A majority of teachers think very highly of Vokally, as shown by her winning the award. Winning the award has made her reflect on her teaching practice.

“I will say that when I first started teaching, I thought that I had all the answers, that I knew everything and that my job was to just make sure students knew everything that I knew. Something that changed is that I realized is that I learned more from them sometimes than they learn from me,” Vokally said.

Not only does Vokally do the most to help out other students, she also shares tips and resources with other teachers she works with.

“Well it’s all the things that she does. She’s not just a classroom teacher. She’s an intervention coordinator. Just from a tenth grade teaching perspective, when she came to our school, she was willing to share all of her resources to help all of us get better, so it’s not just what she does in her classes but it’s what she does for all of us,” Bettina Pope said.

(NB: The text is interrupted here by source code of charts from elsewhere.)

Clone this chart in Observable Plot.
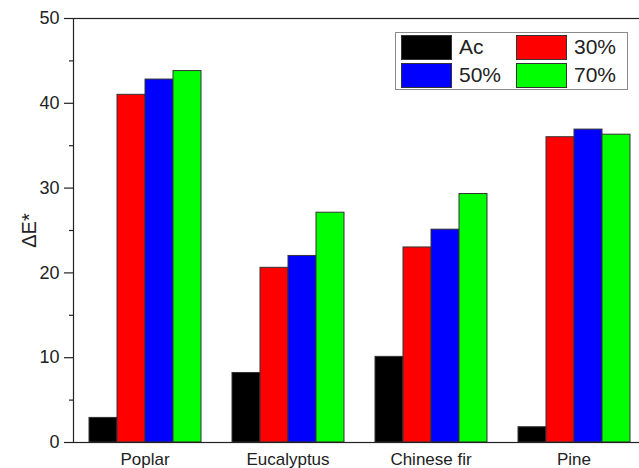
<!DOCTYPE html>
<html>
<head>
<meta charset="utf-8">
<script src="https://cdn.jsdelivr.net/npm/d3@7"></script>
<script src="https://cdn.jsdelivr.net/npm/@observablehq/plot@0.6"></script>
<style>
  html, body { margin: 0; padding: 0; background: #fff; }
  #wrap { position: relative; width: 639px; height: 468px; overflow: hidden; font-family: "Liberation Sans", Arial, sans-serif; }
  #legend { position: absolute; left: 395px; top: 32px; width: 231px; height: 56px; border: 1px solid #8a8a8a; background: #fff;
    display: grid; grid-template-columns: 115px 116px; grid-template-rows: 28px 28px; padding: 0; box-sizing: content-box; }
  .item { display: flex; align-items: center; font-size: 21px; color: #222; }
  .sw { width: 49px; height: 23px; border: 1px solid #333; margin: 0 7px 0 5px; }
</style>
</head>
<body>
<div id="wrap"></div>
<script>
const categories = ["Poplar", "Eucalyptus", "Chinese fir", "Pine"];
const series = ["Ac", "30%", "50%", "70%"];
const colors = ["#000000", "#ff0000", "#0000ff", "#00ff00"];
const acValues = [2.9, 8.2, 10.1, 1.8];
const p30Values = [41.0, 20.6, 23.0, 36.0];
const p50Values = [42.8, 22.0, 25.1, 36.9];
const p70Values = [43.8, 27.1, 29.3, 36.3];
const yTicks = [0, 10, 20, 30, 40, 50];
const yMinorTicks = [5, 15, 25, 35, 45];

const seriesValues = [acValues, p30Values, p50Values, p70Values];
const data = [];
categories.forEach((c, i) => {
  series.forEach((s, j) => data.push({category: c, series: s, value: seriesValues[j][i]}));
});

const font = '"Liberation Sans", Arial, sans-serif';
const chart = Plot.plot({
  width: 639,
  height: 468,
  marginLeft: 72,
  marginRight: -7,
  marginTop: 18,
  marginBottom: 26,
  style: {fontFamily: font, fontSize: "17px", color: "#222", background: "#fff", overflow: "hidden"},
  fx: {domain: categories, padding: 0, label: null},
  x: {domain: series, paddingInner: 0, paddingOuter: 0.475, axis: null},
  y: {domain: [0, 50], axis: null},
  color: {domain: series, range: colors},
  marks: [
    Plot.barY(data, {fx: "category", x: "series", y: "value", fill: "series", stroke: "#333", strokeWidth: 1}),
    Plot.axisFx({anchor: "bottom", tickSize: 0, tickPadding: 10, label: null, fontSize: 17}),
    Plot.axisY({ticks: yTicks, tickSize: 9, tickPadding: 5, strokeWidth: 1.2, fontSize: 18,
      label: null}),
    Plot.axisY({ticks: yMinorTicks, tickSize: 4, tickFormat: () => "", label: null, strokeWidth: 1.2}),
    Plot.axisY({ticks: [], label: "ΔE*", labelAnchor: "center", labelArrow: "none", labelOffset: 52, fontSize: 20}),
    Plot.frame({facet: "super", stroke: "#222", strokeWidth: 1.2})
  ]
});

const wrap = document.getElementById("wrap");
wrap.appendChild(chart);

const legend = document.createElement("div");
legend.id = "legend";
series.forEach((s, j) => {
  const item = document.createElement("div");
  item.className = "item";
  const sw = document.createElement("span");
  sw.className = "sw";
  sw.style.background = colors[j];
  const t = document.createElement("span");
  t.textContent = s;
  item.appendChild(sw);
  item.appendChild(t);
  legend.appendChild(item);
});
wrap.appendChild(legend);
</script>
</body>
</html>
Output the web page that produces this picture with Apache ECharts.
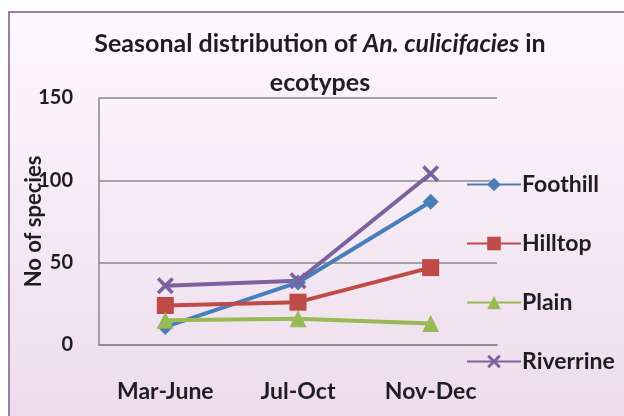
<!DOCTYPE html>
<html>
<head>
<meta charset="utf-8">
<script src="https://cdn.jsdelivr.net/npm/echarts@6/dist/echarts.min.js"></script>
<style>html,body{margin:0;padding:0;background:#fff}#c{width:624px;height:416px}</style>
</head>
<body>
<div id="c"></div>
<script>
const categories = ['Mar-June', 'Jul-Oct', 'Nov-Dec'];
const foothill = [11, 38, 87];
const hilltop = [24, 26, 47];
const plain = [15, 16, 13];
const riverrine = [36, 39, 104];
const yTicks = [0, 50, 100, 150];

const FONT = 'Lato';
const xPath = 'path://M0,1.5 L1.5,0 L5,3.5 L8.5,0 L10,1.5 L6.5,5 L10,8.5 L8.5,10 L5,6.5 L1.5,10 L0,8.5 L3.5,5 Z';

const chart = echarts.init(document.getElementById('c'), null, {renderer: 'canvas'});
function mk(name, data, color, symbol, size) {
  return {
    name: name, type: 'line', data: data,
    symbol: symbol, symbolSize: size,
    lineStyle: {color: color, width: 4},
    itemStyle: {color: color},
    z: 3
  };
}
chart.setOption({
  backgroundColor: '#ffffff',
  animation: false,
  graphic: [{
    type: 'rect', z: -10, silent: true,
    shape: {x: 9, y: 12, width: 640, height: 420},
    style: {
      fill: new echarts.graphic.LinearGradient(0, 0, 0, 1, [
        {offset: 0, color: '#fdf9fd'},
        {offset: 1, color: '#ecdbeb'}
      ]),
      stroke: '#9c7ca6', lineWidth: 2
    }
  }],
  title: {
    text: 'Seasonal distribution of {i|An. culicifacies} in\necotypes',
    left: 315, top: 19, textAlign: 'center',
    textStyle: {
      fontFamily: FONT, fontWeight: 'bold', fontSize: 25, color: '#1e1e1e', lineHeight: 39,
      rich: {i: {fontFamily: FONT, fontWeight: 'bold', fontStyle: 'italic', fontSize: 25, color: '#1e1e1e', lineHeight: 39}}
    }
  },
  grid: {left: 99, right: 127, top: 98, bottom: 71},
  legend: {
    orient: 'vertical', left: 461, top: 168, itemGap: 36,
    itemWidth: 54, itemHeight: 17,
    textStyle: {fontFamily: FONT, fontWeight: 'bold', fontSize: 23, color: '#1e1e1e', padding: [0, 0, 0, -4]},
    data: ['Foothill', 'Hilltop', 'Plain', 'Riverrine']
  },
  xAxis: {
    type: 'category', data: categories, boundaryGap: true,
    axisLine: {lineStyle: {color: '#888', width: 1.5}},
    axisTick: {show: false},
    axisLabel: {fontFamily: FONT, fontWeight: 'bold', fontSize: 23, color: '#1e1e1e', margin: 35}
  },
  yAxis: {
    type: 'value', min: 0, max: 150, interval: 50,
    name: 'No of species', nameLocation: 'middle', nameGap: 54, nameMoveOverlap: false,
    nameTextStyle: {fontFamily: FONT, fontWeight: 'bold', fontSize: 22, color: '#1e1e1e'},
    axisLine: {show: true, lineStyle: {color: '#888', width: 1.5}},
    axisTick: {show: false},
    splitLine: {lineStyle: {color: '#888', width: 1.5}},
    axisLabel: {fontFamily: FONT, fontWeight: 'bold', fontSize: 20, color: '#1e1e1e', margin: 26,
      formatter: v => yTicks.includes(v) ? String(v) : ''}
  },
  series: [
    mk('Foothill', foothill, '#4a7ebb', 'diamond', 16),
    mk('Hilltop', hilltop, '#be4b48', 'rect', 17),
    mk('Plain', plain, '#98b954', 'triangle', 17),
    mk('Riverrine', riverrine, '#7d60a0', xPath, 17)
  ]
});
</script>
</body>
</html>
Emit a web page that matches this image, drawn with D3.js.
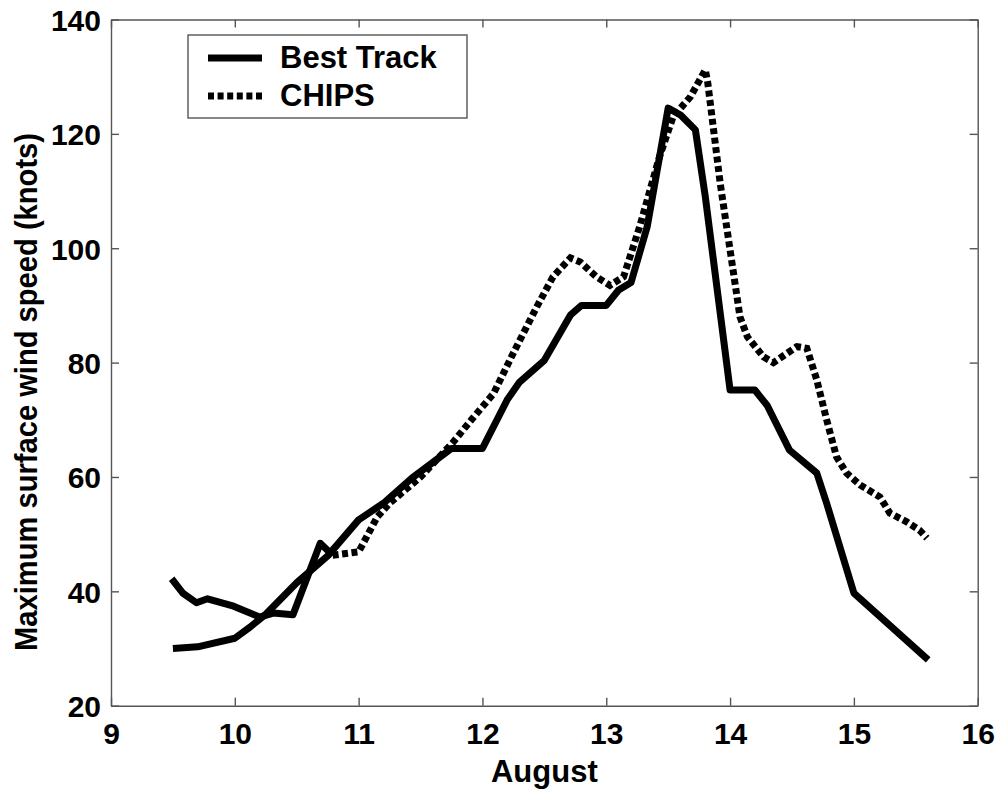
<!DOCTYPE html>
<html>
<head>
<meta charset="utf-8">
<script src="https://cdn.jsdelivr.net/npm/d3@7"></script>
<style>
  body { margin: 0; background: #fff; }
  text { font-family: "Liberation Sans", Arial, sans-serif; font-weight: bold; fill: #000; }
</style>
</head>
<body>
<div id="chart"></div>
<script>
// data (day of August, knots)
var bestTrackDay = [9.5, 9.7, 10.0, 10.12, 10.25, 10.5, 10.75, 11.0, 11.2, 11.43, 11.75, 12.0, 12.2, 12.3, 12.5, 12.71, 12.8, 13.0, 13.1, 13.2, 13.33, 13.5, 13.6, 13.72, 13.8, 14.0, 14.2, 14.3, 14.48, 14.7, 14.78, 15.0, 15.6];
var bestTrackKnots = [30, 30.3, 31.8, 33.7, 36, 41.5, 46.2, 52.5, 55.4, 59.8, 65, 65, 73.5, 76.6, 80.4, 88.3, 90, 90, 92.7, 94, 103.7, 124.5, 123.3, 120.7, 109, 75.2, 75.2, 72.5, 64.7, 60.7, 55.4, 39.7, 28];

var chipsDay = [9.49, 9.58, 9.69, 9.78, 9.99, 10.2, 10.31, 10.47, 10.69, 10.79, 11.0, 11.15, 11.25, 11.5, 11.76, 11.93, 12.09, 12.25, 12.44, 12.57, 12.71, 12.79, 12.92, 13.03, 13.14, 13.27, 13.43, 13.54, 13.68, 13.8, 13.82, 13.92, 14.0, 14.08, 14.14, 14.27, 14.35, 14.54, 14.62, 14.7, 14.78, 14.86, 14.94, 15.05, 15.21, 15.29, 15.43, 15.53, 15.59];
var chipsKnots = [42.2, 39.7, 38, 38.7, 37.4, 35.5, 36.2, 35.9, 48.4, 46.3, 46.9, 53, 55.4, 60, 66, 70.5, 74.6, 81.7, 89.8, 95, 98.3, 97.6, 95, 93.5, 95, 103.8, 116, 123, 126.5, 131.2, 128.9, 111.4, 99.7, 88, 84.5, 81, 80, 82.8, 82.5, 77, 70, 63.5, 60.7, 58.6, 56.5, 53.7, 52.1, 50.7, 49.3];
// the early CHIPS points are so dense the dots merge into a solid stroke
var chipsSolidEnd = 9;

var xTicks = [9, 10, 11, 12, 13, 14, 15, 16];
var yTicks = [20, 40, 60, 80, 100, 120, 140];
var seriesNames = ["Best Track", "CHIPS"];

var margin = { top: 19.5, right: 24.3, bottom: 88.3, left: 111 },
    width = 1002 - margin.left - margin.right,
    height = 794 - margin.top - margin.bottom;

var svg = d3.select("#chart").append("svg")
    .attr("width", 1002)
    .attr("height", 794)
    .append("g")
    .attr("transform", "translate(" + margin.left + "," + margin.top + ")");

var x = d3.scaleLinear().domain([9, 16]).range([0, width]);
var y = d3.scaleLinear().domain([20, 140]).range([height, 0]);

var axisColor = "#555";
var fmt = d3.format("d");

// bottom axis with labels, ticks pointing inward
svg.append("g")
    .attr("transform", "translate(0," + height + ")")
    .call(d3.axisBottom(x).tickValues(xTicks).tickFormat(fmt).tickSizeInner(-8).tickSizeOuter(0).tickPadding(17))
    .call(function (g) {
        g.selectAll("text").style("font-size", "30px").attr("dy", "0.71em");
    });

// left axis with labels
svg.append("g")
    .call(d3.axisLeft(y).tickValues(yTicks).tickFormat(fmt).tickSizeInner(-8).tickSizeOuter(0).tickPadding(10))
    .call(function (g) {
        g.selectAll("text").style("font-size", "30px").attr("dy", "0.36em");
    });

// top and right: ticks only
svg.append("g")
    .call(d3.axisTop(x).tickValues(xTicks).tickSizeInner(-8).tickSizeOuter(0).tickFormat(""));
svg.append("g")
    .attr("transform", "translate(" + width + ",0)")
    .call(d3.axisRight(y).tickValues(yTicks).tickSizeInner(-8).tickSizeOuter(0).tickFormat(""));

svg.selectAll(".domain, .tick line")
    .attr("stroke", axisColor)
    .attr("stroke-width", 1.4);

// series
var bestTrack = bestTrackDay.map(function (d, i) { return { day: d, knots: bestTrackKnots[i] }; });
var chips = chipsDay.map(function (d, i) { return { day: d, knots: chipsKnots[i] }; });

var line = d3.line()
    .x(function (d) { return x(d.day); })
    .y(function (d) { return y(d.knots); });

svg.append("path")
    .attr("d", line(chips.slice(0, chipsSolidEnd + 1)))
    .attr("fill", "none")
    .attr("stroke", "#000")
    .attr("stroke-width", 7)
    .attr("stroke-linejoin", "round");

svg.append("path")
    .attr("d", line(chips.slice(chipsSolidEnd)))
    .attr("fill", "none")
    .attr("stroke", "#000")
    .attr("stroke-width", 7)
    .attr("stroke-dasharray", "6,3.5");

svg.append("path")
    .attr("d", line(bestTrack))
    .attr("fill", "none")
    .attr("stroke", "#000")
    .attr("stroke-width", 7)
    .attr("stroke-linejoin", "round");

// axis titles
svg.append("text")
    .attr("x", width / 2)
    .attr("y", 782 - margin.top)
    .style("text-anchor", "middle")
    .style("font-size", "31px")
    .text("August");

svg.append("text")
    .attr("transform", "translate(" + (37 - margin.left) + "," + (392 - margin.top) + ") rotate(-90)")
    .style("text-anchor", "middle")
    .style("font-size", "32px")
    .attr("textLength", 518)
    .attr("lengthAdjust", "spacingAndGlyphs")
    .text("Maximum surface wind speed (knots)");

// legend
var legend = svg.append("g")
    .attr("transform", "translate(" + (188 - margin.left) + "," + (35 - margin.top) + ")");

legend.append("rect")
    .attr("width", 279)
    .attr("height", 83)
    .attr("fill", "#fff")
    .attr("stroke", axisColor)
    .attr("stroke-width", 1.4);

var legendItem = legend.selectAll(".legend-item")
    .data(seriesNames)
    .enter()
    .append("g")
    .attr("class", "legend-item")
    .attr("transform", function (d, i) { return "translate(0," + (23 + i * 38) + ")"; });

legendItem.append("line")
    .attr("x1", 20)
    .attr("x2", 74)
    .attr("stroke", "#000")
    .attr("stroke-width", 7)
    .attr("stroke-dasharray", function (d, i) { return i === 1 ? "6,3.6" : null; });

legendItem.append("text")
    .attr("x", 92)
    .attr("y", 10)
    .style("font-size", "31px")
    .text(function (d) { return d; });
</script>
</body>
</html>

It has always been a goal of Vokally’s to be the best teacher she can possibly be and to help her students the most she can.

Vokally said, “When I was 21 years old, in my last semester of college, my mentor told me to create a list of 100 things I wanted to do before I died. I thought it was going to be so easy to create this list, but 100 things is difficult. The number one thing I wrote up there was to become an effective teacher, and I had won teacher of the year, at my previous district, and my friend at the time who co-taught English two with me she said ‘Oh you can cross that off your list now you are effective,’ and I just felt weird about it. I’m not done teaching, so I don’t really want to cross it off. So, I think that it was nice to win it, but I guess it’s a goal for me to just be good at my job and being good at my job is just being effective.”